I am trying to model a of (normal-distribution-like) discrete random variable using the normal distribution.
This is what I understand so far:
First, I approximate the mean of the normal distribution using the mean of the observed values, i.e.
$\mu = \frac{x_1 + x_2 + ... + x_n}{n}$
Then I approximate the standard deviation:
$\sigma = \sqrt{\frac{(x_1 - \mu)^2 + (x_2 - \mu)^2 + ... + (x_n - \mu)^2}{n}}$
Then its PDF would be
$P(X \lt x) = \frac{1}{\sigma\sqrt{2\pi}}e^{-\frac{(x - \mu)^2}{2\sigma^2}}$
Then since what I have is basically discrete random variables, the probability of observing a discrete value (e.g. $2$) can be approximated by
$P(1.5 \lt X \lt 2.5) = P(X \lt 2.5) - P(X \lt 1.5)$
Are the above OK so far?
Another thing is, from the PDF, $P(X \lt 0)$ is a non-zero value. However, the nature of my random variable is that $0$ is the minimum that can occur.
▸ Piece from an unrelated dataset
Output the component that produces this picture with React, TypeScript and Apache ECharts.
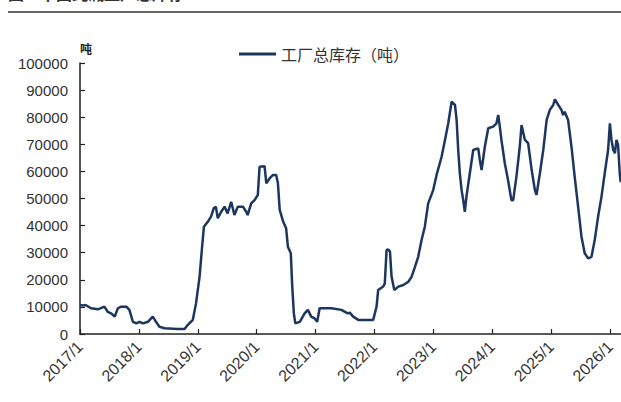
import React, { useEffect, useRef } from "react";
import * as echarts from "echarts";

const seriesName = "工厂总库存（吨）";
const titleText = "图：中国纯碱工厂总库存";
const unitText = "吨";
const yearTicks = [2017, 2018, 2019, 2020, 2021, 2022, 2023, 2024, 2025, 2026];

const dates: string[] = [
  "2017-01-01","2017-01-20","2017-02-05","2017-03-10","2017-04-22","2017-06-01","2017-06-22","2017-07-13","2017-08-04","2017-08-24",
  "2017-09-13","2017-10-15","2017-11-03","2017-11-25","2017-12-16","2018-01-05","2018-01-26","2018-02-26","2018-03-28","2018-04-17",
  "2018-05-08","2018-06-09","2018-08-29","2018-10-11","2018-10-30","2018-12-01","2018-12-21","2019-01-12","2019-01-26","2019-02-08",
  "2019-03-04","2019-03-24","2019-04-10","2019-04-23","2019-05-05","2019-05-26","2019-06-16","2019-07-05","2019-07-27","2019-08-16",
  "2019-09-06","2019-10-08","2019-10-28","2019-11-06","2019-11-28","2019-12-19","2020-01-08","2020-01-19","2020-02-19","2020-03-01",
  "2020-03-21","2020-04-12","2020-05-01","2020-05-12","2020-05-23","2020-06-14","2020-07-02","2020-07-13","2020-07-31","2020-08-08",
  "2020-08-19","2020-08-28","2020-09-25","2020-10-25","2020-11-14","2020-12-05","2020-12-25","2021-01-11","2021-01-26","2021-04-10",
  "2021-06-10","2021-07-19","2021-08-01","2021-08-22","2021-09-22","2021-11-03","2021-12-24","2022-01-14","2022-01-24","2022-02-24",
  "2022-03-06","2022-03-17","2022-03-27","2022-04-07","2022-04-17","2022-05-04","2022-05-29","2022-06-29","2022-07-30","2022-08-19",
  "2022-09-09","2022-09-29","2022-10-20","2022-11-09","2022-11-30","2022-12-31","2023-01-21","2023-02-21","2023-03-14","2023-04-03",
  "2023-04-24","2023-05-15","2023-05-25","2023-06-04","2023-06-14","2023-06-25","2023-07-05","2023-07-15","2023-07-25","2023-08-15",
  "2023-09-05","2023-10-06","2023-10-16","2023-10-27","2023-11-16","2023-12-07","2024-01-07","2024-01-27","2024-02-07","2024-02-17",
  "2024-02-27","2024-03-19","2024-04-08","2024-04-29","2024-05-10","2024-05-30","2024-06-20","2024-07-01","2024-07-22","2024-08-11",
  "2024-09-02","2024-09-22","2024-10-02","2024-10-23","2024-11-13","2024-12-04","2024-12-24","2025-01-14","2025-01-24","2025-02-14",
  "2025-03-06","2025-03-16","2025-03-26","2025-04-16","2025-05-07","2025-05-27","2025-06-17","2025-07-08","2025-07-28","2025-08-18",
  "2025-09-08","2025-09-28","2025-10-19","2025-11-09","2025-11-29","2025-12-20","2025-12-31","2026-01-10","2026-01-21","2026-01-31",
  "2026-02-10","2026-02-20","2026-03-02","2026-03-08"
];

const values: number[] = [
  10700,10500,10700,9500,9100,10100,8200,7600,6400,9500,
  10100,10100,8900,4500,3900,4500,3900,4500,6400,4500,
  2700,2100,1850,1850,3300,5200,11300,21100,31000,39600,
  41400,43300,46400,47000,42700,45100,47000,44500,48800,43900,
  47000,47000,45100,43900,48200,49400,51300,61700,61900,55600,
  57400,58700,58700,55600,45800,41400,39000,32200,29800,18700,
  7600,3900,4500,7600,8900,6400,5800,4500,9500,9500,
  8900,7600,7900,6400,5200,5200,5200,10100,16200,17500,
  18700,31000,31200,30400,21100,16200,17500,18100,19300,21100,
  24800,28500,34700,39600,48200,53100,58700,65400,71600,77700,
  85700,84500,79000,67900,59300,53100,49400,45100,50700,59300,
  67900,68500,64200,60500,69100,75900,76500,77700,80800,76500,
  71600,63000,56800,49400,49400,58000,69100,77100,71600,70400,
  60500,53100,51300,59300,67900,79000,82700,84500,86600,84500,
  82700,80800,82000,79000,69100,58000,47000,35900,29800,27900,
  28500,34700,43300,50700,59300,67900,77700,71600,67900,66700,
  71600,69700,59300,56000
];

function toYearFraction(d: string): number {
  const [y, m, day] = d.split("-").map(Number);
  const start = Date.UTC(y, 0, 1);
  const end = Date.UTC(y + 1, 0, 1);
  return y + (Date.UTC(y, m - 1, day) - start) / (end - start);
}

export default function App() {
  const ref = useRef<HTMLDivElement>(null);
  useEffect(() => {
    if (!ref.current) return;
    const chart = echarts.init(ref.current, null, { renderer: "svg" });
    const data = dates.map((d, i) => [toYearFraction(d), values[i]]);
    const font = "'Liberation Sans', Arial, sans-serif";
    const cjk = "'Noto Sans CJK SC', sans-serif";
    chart.setOption({
      animation: false,
      backgroundColor: "#ffffff",
      grid: { left: 80, right: 0, top: 63, bottom: 68, containLabel: false },
      legend: {
        left: 234,
        top: 41,
        itemWidth: 37,
        itemHeight: 3,
        itemGap: 6,
        icon: "rect",
        textStyle: { fontSize: 16, color: "#333", fontFamily: cjk },
        data: [seriesName],
      },
      graphic: [
        {
          type: "text",
          left: 8,
          top: -15,
          style: { text: titleText, fontSize: 16, fontWeight: "bold", fill: "#333", fontFamily: cjk },
        },
        {
          type: "line",
          shape: { x1: 8, y1: 12, x2: 621, y2: 12 },
          style: { stroke: "#333", lineWidth: 1.5 },
        },
        {
          type: "text",
          left: 80,
          top: 42,
          style: { text: unitText, fontSize: 12, fontWeight: "bold", fill: "#222", fontFamily: cjk },
        },
      ],
      xAxis: {
        type: "value",
        min: yearTicks[0],
        max: 2026.186,
        interval: 1,
        axisLine: { show: true, lineStyle: { color: "#222", width: 1.5 } },
        axisTick: { show: true, inside: true, length: 5, lineStyle: { color: "#222", width: 1.2 } },
        splitLine: { show: false },
        axisLabel: {
          rotate: 45,
          fontSize: 16,
          color: "#333",
          fontFamily: font,
          margin: 10,
          showMaxLabel: false,
          formatter: (v: number) => (yearTicks.includes(Math.round(v * 1000) / 1000) ? `${Math.round(v)}/1` : ""),
        },
      },
      yAxis: {
        type: "value",
        min: 0,
        max: 100000,
        interval: 10000,
        axisLine: { show: true, lineStyle: { color: "#222", width: 1.5 } },
        axisTick: { show: true, inside: true, length: 5, lineStyle: { color: "#222", width: 1.2 } },
        splitLine: { show: false },
        axisLabel: { fontSize: 15, color: "#333", fontFamily: font, margin: 12, formatter: (v: number) => String(v) },
      },
      series: [
        {
          name: seriesName,
          type: "line",
          data,
          showSymbol: false,
          symbol: "none",
          lineStyle: { color: "#1c3660", width: 2.5 },
          itemStyle: { color: "#1c3660" },
        },
      ],
    });
    return () => chart.dispose();
  }, []);
  return (
    <div
      ref={ref}
      style={{ position: "fixed", left: 0, top: 0, width: 621, height: 402, overflow: "hidden" }}
    />
  );
}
How can I model the random variable, such that it does follow normal distribution for $X \ge 0$, but that $P(X \lt 0) = 0$? (Note that there is no cut off at the upper end, i.e. the upper tail can stretch infinitely).
You can use truncated normal distribution as you describe, but your procedure for estimating its parameters ($\mu$, $\sigma$) is not valid. Try deriving the maximum likelihood estimator.
Alternatively, you may try a proper discrete distribution such as binomial distribution which has a similar shape.